There is no way any of this happens – no way I get to live this dream – without the support, belief, insight, and love of my beautiful wife, Erin.  She has walked this path with me every step of the way and has been my sounding board, my biggest cheerleader, and often my inspiration for staying with the dream when my own belief began to falter, which was often.  This is my show, but it is really dedicated to the beauty and healing she has brought into my life.  She has also been my editor and reality checker and true partner in producing this. You’ll see me up on that stage, but she is right there next to me at every moment. ❤️🔑❤️

Not too long before I started thinking about writing this show, I had started to tell my story much more honestly to my own kids, Emily and Jackson.  Not even because I wanted to them to know my story so much as I realized my story was inextricably tied to the stories of those who came before me and came up with me.  My parents and their parents and friends and lovers and so many more: people who made up not only my DNA, but — way more importantly — my perception of myself.  And they shared almost none of their stories with me, and it left me blind to understanding myself and that cost me a lot.  So instead of leaving my own kids blind and wondering why they feel the way they do, I decided to just put it out there – all the shame and glory and everything in between – so they could better understand the forces that shaped them and maybe not struggle quite so hard in their lives as I did in mine.  And as I told them the stories, I started to see myself differently — and that provided me the courage I needed to even attempt this.  You two inspire me to be better every day and I love you.

I have been presenting artistic ideas – from the ridiculous to the “maybe there is something there” off and on to my dear friend David since we were kids.  And he has always been honest with me and often… well… let’s just say he didn’t hesitate to shoot down the worst of them pretty directly.  But when I told him I was thinking of doing this show, the conversation went like this:  Me: “You’re going to think this is a stupid idea, but I’m going to write a show about my life and do a bunch of songs that narrate it and illuminate it because I have a story to tell.”  And I expected that look and some words of honest, well-intentioned discouragement. But what he said was this: “I don’t think it’s stupid at all.  You have a story to tell.”  And when I wrote the very first section of the show — almost verbatim to what I’ll say tonight — I showed it to him in the diner where we have breakfast sometimes, and he laughed and got choked up and smiled, and no words were necessary.  Thank you for the honesty when I was way off-base and for the beautiful support when I was finally onto something. 

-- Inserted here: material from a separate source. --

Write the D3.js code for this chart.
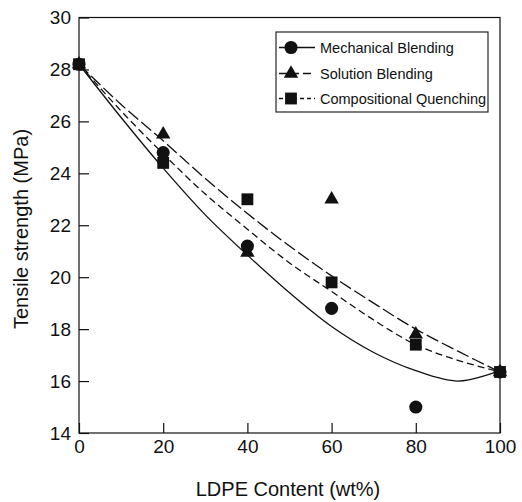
<!DOCTYPE html>
<html>
  <head>
    <meta charset="utf-8">
    <script src="https://cdn.jsdelivr.net/npm/d3@7"></script>
    <style>
      body{
        margin: 0;
        padding: 0;
        background-color: white;
      }
      text{
        font-family: "Liberation Sans", Arial, Helvetica, sans-serif;
        fill: #111;
      }
      .axis path, .axis line{
        stroke: #111;
        stroke-width: 1.2px;
      }
    </style>
  </head>
  <body>
    <svg id="chart" width="522" height="502"></svg>
    <script>
      // measured points
      var loading = [0, 20, 40, 60, 80, 100];
      var mechanical = [28.2, 24.8, 21.2, 18.8, 15.0, 16.35];
      var solution = [28.2, 25.5, 20.95, 23.0, 17.8, 16.35];
      var quenching = [28.2, 24.4, 23.0, 19.8, 17.4, 16.35];

      // fitted curves
      var fitX = [0, 10, 20, 30, 40, 50, 60, 70, 80, 90, 100];
      var mechanicalFit = [28.2, 26.15, 24.2, 22.4, 20.85, 19.4, 18.1, 17.1, 16.4, 16.0, 16.4];
      var solutionFit = [28.2, 26.65, 25.25, 23.8, 22.45, 21.2, 20.05, 19.0, 18.0, 17.15, 16.35];
      var quenchingFit = [28.2, 26.4, 24.75, 23.2, 21.85, 20.55, 19.45, 18.35, 17.4, 16.8, 16.35];

      var xTicks = [0, 20, 40, 60, 80, 100];
      var yTicks = [14, 16, 18, 20, 22, 24, 26, 28, 30];
      var names = ["Mechanical Blending", "Solution Blending", "Compositional Quenching"];

      var svg = d3.select("#chart");
      var x = d3.scaleLinear().domain([0, 100]).range([79, 500]);
      var y = d3.scaleLinear().domain([14, 30]).range([433, 17.5]);

      // frame
      svg.append("rect")
        .attr("x", x(0)).attr("y", y(30))
        .attr("width", x(100) - x(0)).attr("height", y(14) - y(30))
        .attr("fill", "none").attr("stroke", "#111").attr("stroke-width", 1.2);

      var xAxis = svg.append("g").attr("class", "axis")
        .attr("transform", "translate(0," + y(14) + ")")
        .call(d3.axisBottom(x).tickValues(xTicks).tickSizeInner(-10).tickSizeOuter(0).tickPadding(16));
      var yAxis = svg.append("g").attr("class", "axis")
        .attr("transform", "translate(" + x(0) + ",0)")
        .call(d3.axisLeft(y).tickValues(yTicks).tickSizeInner(-10).tickSizeOuter(0).tickPadding(8));
      svg.selectAll(".axis .domain").remove();
      svg.selectAll(".axis text").style("font-size", "19px").style("font-family", '"Liberation Sans", Arial, sans-serif').attr("fill", "#111");
      xAxis.selectAll("text").attr("dy", "0.2em");

      svg.append("text")
        .attr("x", 288).attr("y", 496)
        .attr("text-anchor", "middle")
        .style("font-size", "20px")
        .text("LDPE Content (wt%)");
      svg.append("text")
        .attr("transform", "translate(28,229) rotate(-90)")
        .attr("text-anchor", "middle")
        .style("font-size", "20px")
        .text("Tensile strength (MPa)");

      var dashes = [null, "13,4", "7,4"];
      var fits = [mechanicalFit, solutionFit, quenchingFit];
      var series = [mechanical, solution, quenching];
      var shapes = [d3.symbolCircle, d3.symbolTriangle, d3.symbolSquare];
      var sizes = [135, 90, 140];

      var line = d3.line().curve(d3.curveCatmullRom.alpha(0.5))
        .x(function(d){ return x(d[0]); })
        .y(function(d){ return y(d[1]); });

      fits.forEach(function(f, i){
        svg.append("path")
          .datum(fitX.map(function(v, j){ return [v, f[j]]; }))
          .attr("d", line)
          .attr("fill", "none")
          .attr("stroke", "#111")
          .attr("stroke-width", 1.3)
          .attr("stroke-dasharray", dashes[i]);
      });

      series.forEach(function(s, i){
        svg.append("g").selectAll("path")
          .data(s)
          .enter().append("path")
          .attr("d", d3.symbol().type(shapes[i]).size(sizes[i]))
          .attr("transform", function(d, j){ return "translate(" + x(loading[j]) + "," + y(d) + ")"; })
          .attr("fill", "#111");
      });

      // legend
      var legend = svg.append("g");
      legend.append("rect")
        .attr("x", 276).attr("y", 32).attr("width", 212).attr("height", 80)
        .attr("fill", "white").attr("stroke", "#111").attr("stroke-width", 1.1);
      var rows = [47.5, 73.5, 98.5];
      names.forEach(function(n, i){
        legend.append("line")
          .attr("x1", 279).attr("x2", 315).attr("y1", rows[i]).attr("y2", rows[i])
          .attr("stroke", "#111").attr("stroke-width", 1.3)
          .attr("stroke-dasharray", i == 0 ? null : (i == 1 ? "8,4" : "4,3"));
        legend.append("path")
          .attr("d", d3.symbol().type(shapes[i]).size(sizes[i]))
          .attr("transform", "translate(291," + rows[i] + ")")
          .attr("fill", "#111");
        legend.append("text")
          .attr("x", 320).attr("y", rows[i]).attr("dy", "0.36em")
          .style("font-size", "14.5px")
          .text(n);
      });
    </script>
  </body>
</html>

The songwriters whose music populates this show are very much family to me.  In the absence of knowing my own story or the stories of those behind me, I was lost as to the narrative of my own life.  But starting at maybe age 7 or 8 I started to find my own story through them sharing theirs.  On the radio and 8-track tapes and cassettes and vinyl and compact discs and downloads and streams.  Without them I never get through this thing because I had no sense of self, but their music provided enough — I could recognize enough of myself in their words and music — to at least know I wasn’t alone and that maybe there was a way forward.  I chose deliberately not to include any songs I’ve written in this show because the reality is the entire thing is a tribute to those artists — the ones in the show and so many that aren’t — who gave me a story I could hang onto when I could not see my own.  The first record I ever bought was when I was 9 years old… and my soul drew me to this:

 

“… Thanks for the joy that you’ve given me

I want you to know I believe in your song

Rhythm and rhyme and harmony

You’ve helped me along

Making me strong …”

 

Doby Gray – “Drift Away”

 

Disclaimer:  I am not a guitar player or a singer or a performer, though I can do all of those things reasonably well for an amateur.